Olivier Buquen appelle à une prise de conscience : “Nul n’est à l’abri, le risque zéro n’existe pas”.

“Le bouclier peut être percé”, met-il encore en garde, rappelant que “les plus grosses forteresses comme le Pentagone ont été attaquées parfois avec succès”. La protection passe par “des moyens humains, techniques et financiers, des procédures et une adaptation des comportements”.

“Aujourd’hui, la guerre informatique peut être conduite par n’importe qui, contre n’importe quelle cible, à n’importe quel moment et pour n’importe quelle raison”, observe Bernard Carayon, député UMP et auteur de plusieurs rapports sur l’intelligence économique.

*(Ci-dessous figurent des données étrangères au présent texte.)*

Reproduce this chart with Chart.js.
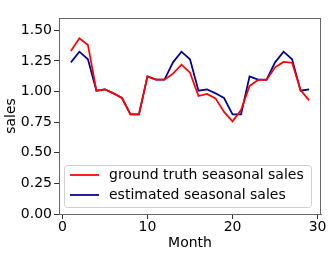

Qu’ils agissent par cupidité ou pour la beauté du geste, des motifs politiques ou au nom de la transparence, comme agents d’une puissance étrangère ou pour soigner leur ego, les hackers, activistes et autres cyber-guerriers représentent une menace croissante pour les Etats, les entreprises et le simple quidam.

“Ce changement de paradigme souligne qu’à côté des procédures techniques, le facteur humain redevient essentiel”, selon Bernard Carayon.

Conclusion de Pierre Caron, enseignant à l’école de Guerre économique : “Il faut apprendre à vivre avec cette menace et avec le potentiel de fiasco qu’elle fait planer au-dessus de notre tête”.

Car comme en matière de terrorisme, poursuit-il, vouloir parer tout risque “engendrerait des changements sociétaux tels que personne ne les accepterait”.